If we want a two-seater that can still climb on one engine, they'll have to be some very big industrial engines (60 HP+) and the airplane will still have to be clean and light. When we get to industrial engines that big, an 1835cc VW looks like a better alternative for both cost and (esp) weight. Significantly, the pilot will need a multiengine rating (no cost if you aready have one, bring a few thousand  if you have a SEL rating and want to get a multi rating from your local FBO). There might be ways to reduce this cost significantly (e.g. a CFI with a Beetlemaster and a LODA could take students up in his plane and train them to fly their own Beetlemasters. The flying hour cost of 2 VW engines would be a lot less than an Apache.)

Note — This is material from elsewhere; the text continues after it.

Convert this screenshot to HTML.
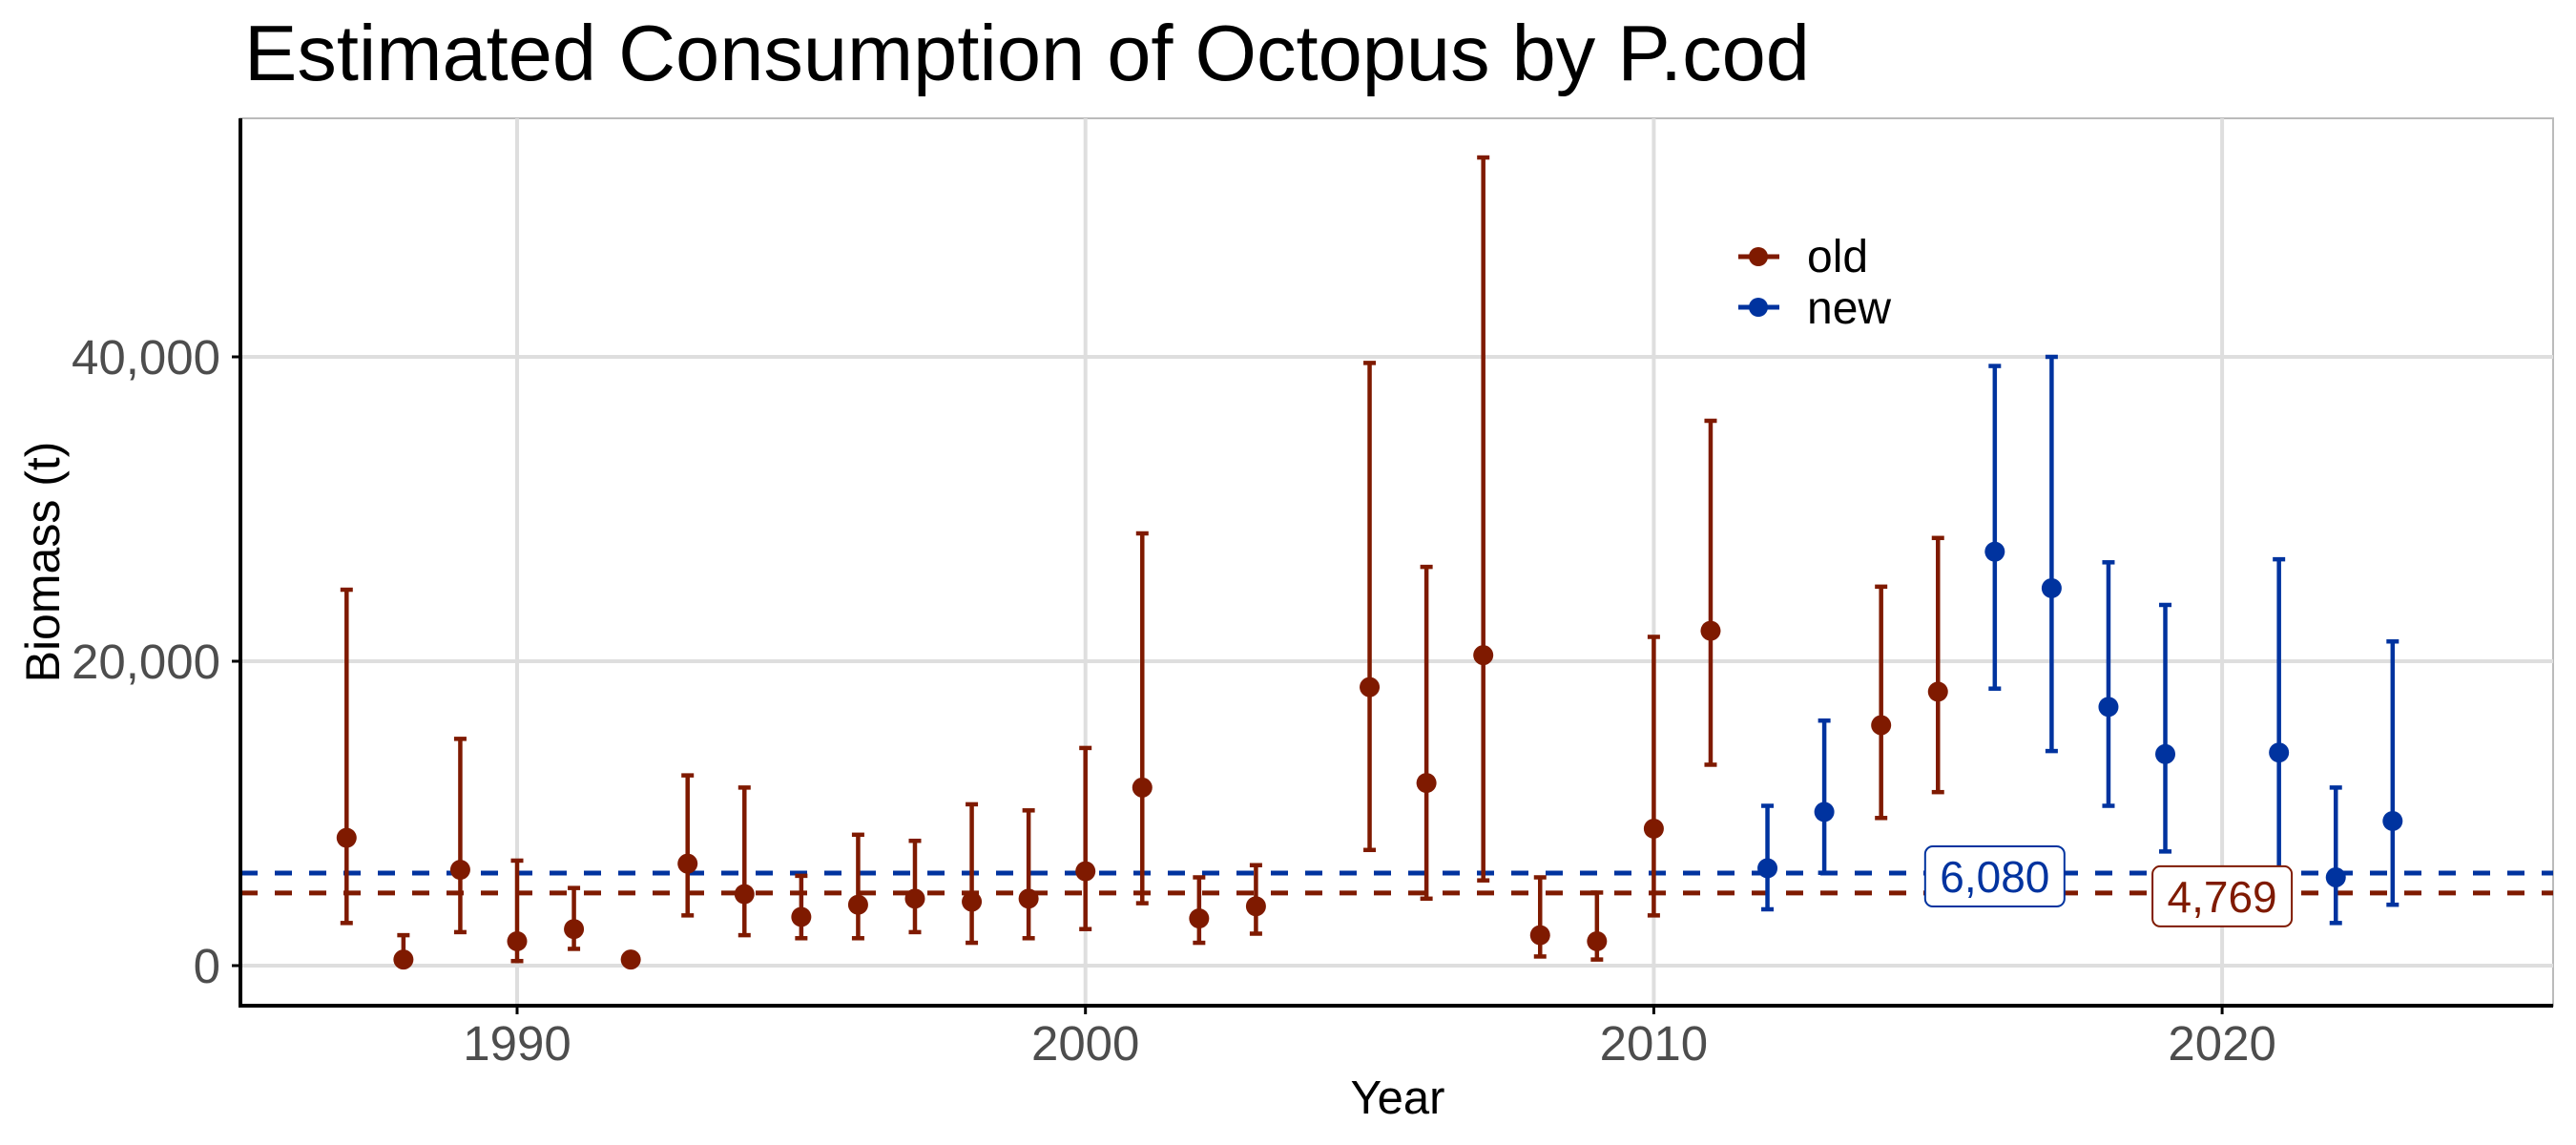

If we want a single seat, it looks like we can achieve single engine climb with a clean airframe and two approx 28-30 HP engines (based on my limited figuring with the Micromaster idea). From the legal side, the FAA allows a single-seat E-AB airplane to be flown without a multiengine rating if the DAR who inspects the plane writes the Operating Limitations to allow it.

From the EAA web site:
I think I've read that at least some CriCri's operating in the US are flown by pilots with SEL ratings, but the close-in spacing of the engines and the way the airflow interacts with the canop apparently makes the plane fairly docile with one engine out, which might encourage a DAR to leave off the Multiengine class. I think a centerline twin design might also be more likely to receive this treatment than a twin with engines farther off the centerline and the resultant single-engine handling issues.